=== Source material ===

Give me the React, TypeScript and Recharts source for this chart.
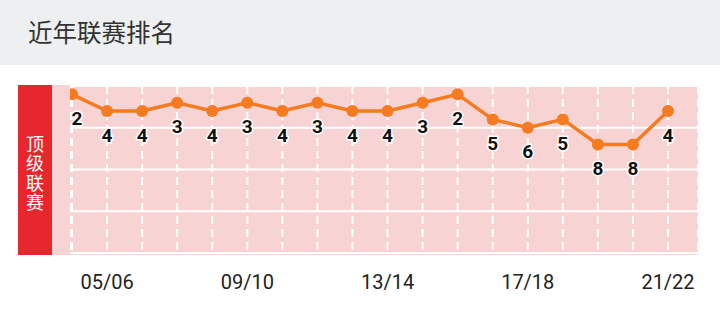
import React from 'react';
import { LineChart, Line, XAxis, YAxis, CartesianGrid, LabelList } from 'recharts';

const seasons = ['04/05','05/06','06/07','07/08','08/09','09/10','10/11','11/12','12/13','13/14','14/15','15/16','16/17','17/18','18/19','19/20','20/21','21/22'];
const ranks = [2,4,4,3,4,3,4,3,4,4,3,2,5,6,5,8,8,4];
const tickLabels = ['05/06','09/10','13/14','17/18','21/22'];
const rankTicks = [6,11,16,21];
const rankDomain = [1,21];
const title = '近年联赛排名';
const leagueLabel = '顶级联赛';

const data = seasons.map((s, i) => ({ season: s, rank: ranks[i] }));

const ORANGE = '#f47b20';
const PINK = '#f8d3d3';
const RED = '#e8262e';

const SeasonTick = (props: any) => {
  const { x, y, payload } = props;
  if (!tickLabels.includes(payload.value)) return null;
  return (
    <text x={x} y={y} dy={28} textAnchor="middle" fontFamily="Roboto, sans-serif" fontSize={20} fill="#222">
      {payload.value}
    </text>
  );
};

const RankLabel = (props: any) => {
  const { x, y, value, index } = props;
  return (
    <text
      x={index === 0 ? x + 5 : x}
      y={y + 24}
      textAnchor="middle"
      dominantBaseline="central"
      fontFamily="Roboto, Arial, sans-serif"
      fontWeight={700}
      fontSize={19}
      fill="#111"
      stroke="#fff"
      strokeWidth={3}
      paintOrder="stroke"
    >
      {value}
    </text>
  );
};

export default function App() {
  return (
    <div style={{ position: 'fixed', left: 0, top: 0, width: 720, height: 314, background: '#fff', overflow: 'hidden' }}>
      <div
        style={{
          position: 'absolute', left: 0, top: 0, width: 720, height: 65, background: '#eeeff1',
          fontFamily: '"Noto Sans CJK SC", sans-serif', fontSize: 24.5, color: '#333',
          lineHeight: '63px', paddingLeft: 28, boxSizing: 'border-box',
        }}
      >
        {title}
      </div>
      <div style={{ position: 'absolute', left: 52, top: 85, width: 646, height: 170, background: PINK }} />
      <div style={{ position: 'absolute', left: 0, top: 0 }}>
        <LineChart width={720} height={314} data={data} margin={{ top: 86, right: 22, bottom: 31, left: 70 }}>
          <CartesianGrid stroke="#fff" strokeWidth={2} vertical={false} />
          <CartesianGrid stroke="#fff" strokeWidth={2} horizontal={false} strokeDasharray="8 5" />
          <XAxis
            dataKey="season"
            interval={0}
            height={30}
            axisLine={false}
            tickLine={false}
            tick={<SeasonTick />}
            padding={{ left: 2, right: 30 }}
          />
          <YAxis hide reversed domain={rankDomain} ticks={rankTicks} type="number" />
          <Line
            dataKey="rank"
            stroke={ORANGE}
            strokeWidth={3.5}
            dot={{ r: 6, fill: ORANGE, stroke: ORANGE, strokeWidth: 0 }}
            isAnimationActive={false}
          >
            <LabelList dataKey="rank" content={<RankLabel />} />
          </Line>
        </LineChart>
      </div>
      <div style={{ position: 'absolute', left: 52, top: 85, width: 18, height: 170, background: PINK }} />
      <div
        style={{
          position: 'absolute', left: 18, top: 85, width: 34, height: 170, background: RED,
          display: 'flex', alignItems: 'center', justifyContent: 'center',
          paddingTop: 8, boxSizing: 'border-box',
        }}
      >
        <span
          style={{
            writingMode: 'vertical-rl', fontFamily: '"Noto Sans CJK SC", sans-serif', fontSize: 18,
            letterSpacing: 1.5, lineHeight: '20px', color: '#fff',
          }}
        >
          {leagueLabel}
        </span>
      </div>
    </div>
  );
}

===

» **Your objective**: Please write out all of the material above without changing a word, and omit any pictures.

» **Exercise solution**:
Give me the React, TypeScript and Recharts source for this chart.
import React from 'react';
import { LineChart, Line, XAxis, YAxis, CartesianGrid, LabelList } from 'recharts';

const seasons = ['04/05','05/06','06/07','07/08','08/09','09/10','10/11','11/12','12/13','13/14','14/15','15/16','16/17','17/18','18/19','19/20','20/21','21/22'];
const ranks = [2,4,4,3,4,3,4,3,4,4,3,2,5,6,5,8,8,4];
const tickLabels = ['05/06','09/10','13/14','17/18','21/22'];
const rankTicks = [6,11,16,21];
const rankDomain = [1,21];
const title = '近年联赛排名';
const leagueLabel = '顶级联赛';

const data = seasons.map((s, i) => ({ season: s, rank: ranks[i] }));

const ORANGE = '#f47b20';
const PINK = '#f8d3d3';
const RED = '#e8262e';

const SeasonTick = (props: any) => {
  const { x, y, payload } = props;
  if (!tickLabels.includes(payload.value)) return null;
  return (
    <text x={x} y={y} dy={28} textAnchor="middle" fontFamily="Roboto, sans-serif" fontSize={20} fill="#222">
      {payload.value}
    </text>
  );
};

const RankLabel = (props: any) => {
  const { x, y, value, index } = props;
  return (
    <text
      x={index === 0 ? x + 5 : x}
      y={y + 24}
      textAnchor="middle"
      dominantBaseline="central"
      fontFamily="Roboto, Arial, sans-serif"
      fontWeight={700}
      fontSize={19}
      fill="#111"
      stroke="#fff"
      strokeWidth={3}
      paintOrder="stroke"
    >
      {value}
    </text>
  );
};

export default function App() {
  return (
    <div style={{ position: 'fixed', left: 0, top: 0, width: 720, height: 314, background: '#fff', overflow: 'hidden' }}>
      <div
        style={{
          position: 'absolute', left: 0, top: 0, width: 720, height: 65, background: '#eeeff1',
          fontFamily: '"Noto Sans CJK SC", sans-serif', fontSize: 24.5, color: '#333',
          lineHeight: '63px', paddingLeft: 28, boxSizing: 'border-box',
        }}
      >
        {title}
      </div>
      <div style={{ position: 'absolute', left: 52, top: 85, width: 646, height: 170, background: PINK }} />
      <div style={{ position: 'absolute', left: 0, top: 0 }}>
        <LineChart width={720} height={314} data={data} margin={{ top: 86, right: 22, bottom: 31, left: 70 }}>
          <CartesianGrid stroke="#fff" strokeWidth={2} vertical={false} />
          <CartesianGrid stroke="#fff" strokeWidth={2} horizontal={false} strokeDasharray="8 5" />
          <XAxis
            dataKey="season"
            interval={0}
            height={30}
            axisLine={false}
            tickLine={false}
            tick={<SeasonTick />}
            padding={{ left: 2, right: 30 }}
          />
          <YAxis hide reversed domain={rankDomain} ticks={rankTicks} type="number" />
          <Line
            dataKey="rank"
            stroke={ORANGE}
            strokeWidth={3.5}
            dot={{ r: 6, fill: ORANGE, stroke: ORANGE, strokeWidth: 0 }}
            isAnimationActive={false}
          >
            <LabelList dataKey="rank" content={<RankLabel />} />
          </Line>
        </LineChart>
      </div>
      <div style={{ position: 'absolute', left: 52, top: 85, width: 18, height: 170, background: PINK }} />
      <div
        style={{
          position: 'absolute', left: 18, top: 85, width: 34, height: 170, background: RED,
          display: 'flex', alignItems: 'center', justifyContent: 'center',
          paddingTop: 8, boxSizing: 'border-box',
        }}
      >
        <span
          style={{
            writingMode: 'vertical-rl', fontFamily: '"Noto Sans CJK SC", sans-serif', fontSize: 18,
            letterSpacing: 1.5, lineHeight: '20px', color: '#fff',
          }}
        >
          {leagueLabel}
        </span>
      </div>
    </div>
  );
}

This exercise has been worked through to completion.